Caminhando pela rua principal do mercado, que se esvazia a medida que se aproxima da área israelense, chegamos ao seu fim que dá num check-point. Viramos a esquerda e passamos por um segundo check-point em que fui parado e perguntado "se eu era judeu". Visivelmente sem qualquer treinamento de identificação de passaportes, me deixou passar depois, sem pedir o documento da minha outra colega. Nosso guia árabe teve, evidentemente, de tirar o cinto e responder a algumas perguntas. Caminhamos mais cem passos até a entrada do Túmulo dos Patriarcas, onde passamos por mais um detector de metais e onde fomos interrogados novamente por soldados israelenses. Tentei me colocar na posição dos árabes que vêm algumas vezes ao dia à mesquita e que têm de passar por três check-points em menos de 200 metros para exercer o direito de rezar.


Algo triste de se observar é a divisão que foi feita do templo. Pois sendo local sagrado para as três grandes religiões, ele teve, no passado, cultos diversos ocorrendo no mesmo local.

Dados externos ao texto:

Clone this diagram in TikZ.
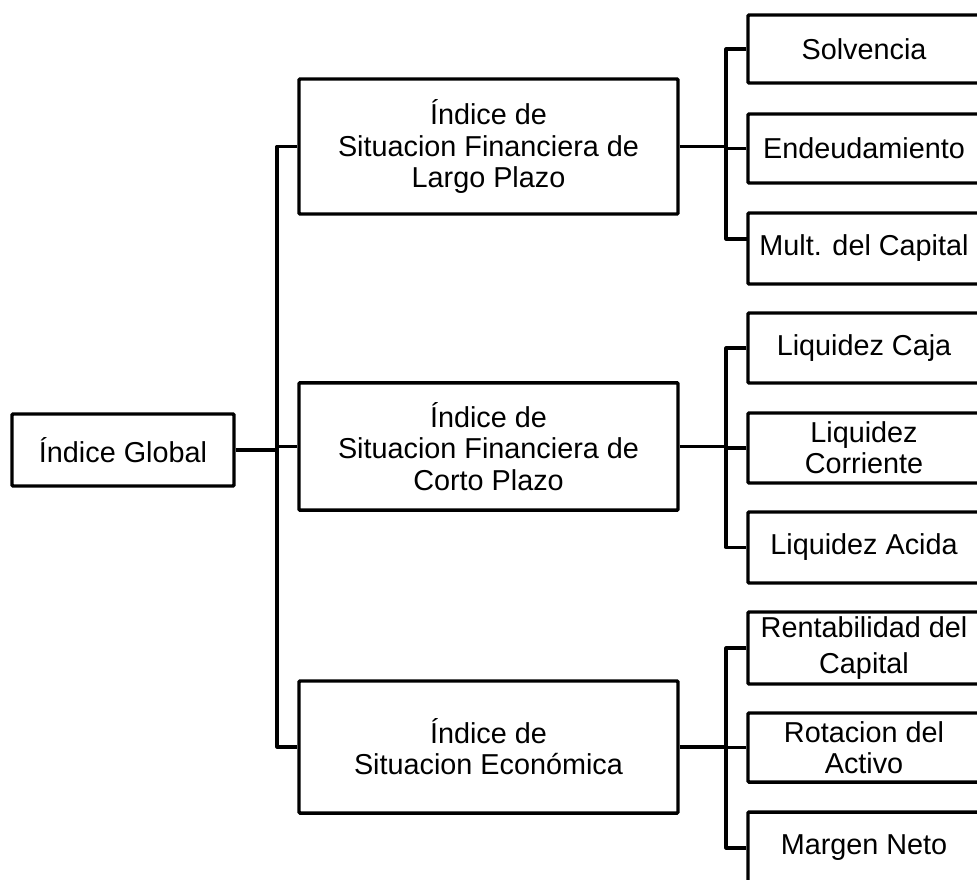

Desde o inicio do século passado, no entanto, como consequência da imigração sionista, os conflitos se iniciaram com massacres horríveis de judeus e muçulmanos. O peso da atmosfera me fez refletir sobre a possibilidade da religião – e principalmente  de religiões tão pacificas e caritativas como o Islã e o Judaísmo – nestas circunstâncias de ódio evidente. Observando a tumba de Abraão – separado por grades e um vidro blindado – vi um jovem judeu que nos observava. Como duas religiões compartilham um templo, a sacralidade do corpo de Abraão e Sara e Isaac e Rebeca e Jacó e Leia, não podem compartilhar um pais? Quando vai soprar o vento que levará estas grades, estes ódios, estas falsas diferenças para longe?

Tumba de Abraao

Túmulo dos Patriarcas


Termino a pequena postagem de hoje com a promessa de tratar na próxima postagem do processo de reconhecimento do estado palestino na Assembléia das Nações Unidas de Setembro. Também com o peito apertado pelo extremismo da situação e da sombra que as consequências desta reunião, sejam elas quais forem, já lançam sobre a vida palestina. O artigo que sugeri no começo desta postagem é representante disto. A pequena descrição que tentei esboçar da convivência entre palestinos e Settlers marca minha posição sobre a justeza da iniciativa.


PS: Durante a viagem de ida me lembrei que já tinha lido algo em referencia a Hebron nos jornais. Na viagem de volta me lembrei que se tratava deste vídeo, que posto abaixo, de soldados israelenses dançando ao som de música americana. Minha idéia na época era de que as duas coisas caminhavam juntas, a dominação ideológica da indústria cultural e a ocupação. Hoje, em um percurso subjetivo de mais para se argumentar, me lembro dos versos de Paul Celan: "ihr andern spielt weiter zum Tanz auf". Mudam os atores, quem toca, quem ouve, quem dança. A fuga, no entanto, continua a mesma.


2 comentários:

  1. Comentário que um amigo me mandou por e-mail. Vale a pena compartilhar:

    "De novo, guardado as devidas proporções, sua postagem no blog me lembrou muito uma situação brasileira: Carapicuiba.

    Aquele fenômeno da descentralização urbana que começa a acontecer em Póa agora, com antigas áreas de cidades-dormitórios sendo valorizadas para implantação de moradias de luxo, chegou lá a extremos. Condomínios para públicos de renda elevdissima começaram a se implantar na cidade e se superimporem as vias públicas. Favelas e outros bairros de ocupação popular também cresceram de tal forma que ambos se tocaram, sendo que tais grandes condomínios isolam o acesso a área central da cidade. Após muitos conflitos a prefeitura exigiu que fossem demolidos os muros que bloqueavam o acesso as vias públicas de forma a permitir a passagem das pessoas para o centro.

    Foram construídos novos muros, margeando o caminho da via. Em seguida uma grande quantidade de guardas armados foram colocados nas passarelas dos muros como forma de inibir a população de usar esta via ou mesmo se aproximar dos limites externos - houve casos de disparos contra crianças que brincavam próximas a divisa. O que era especialmente decepcionante é que os moradores passaram a atuar no sentido institucional para lacrarem a via novamente, e entre eles se incluiam-se professores de arquitetura da USP e mesmo diretores de cinema (incluindo o diretor do filme Cidade de Deus). Aquilo me lembrava um cenário de guerra, uma fronteira entre dois países - muito parecido, guardado as devidas proporções, com o que você descreve sobre os conflitos dos enclaves israelenses. Mas ao invés de ser movido pela mescla de desavença antiga e fanatismo religioso é regido pela insensibilidade e busca do usufruto desenfreado de riquezas na expansão descontrolada de uma grande metrópole".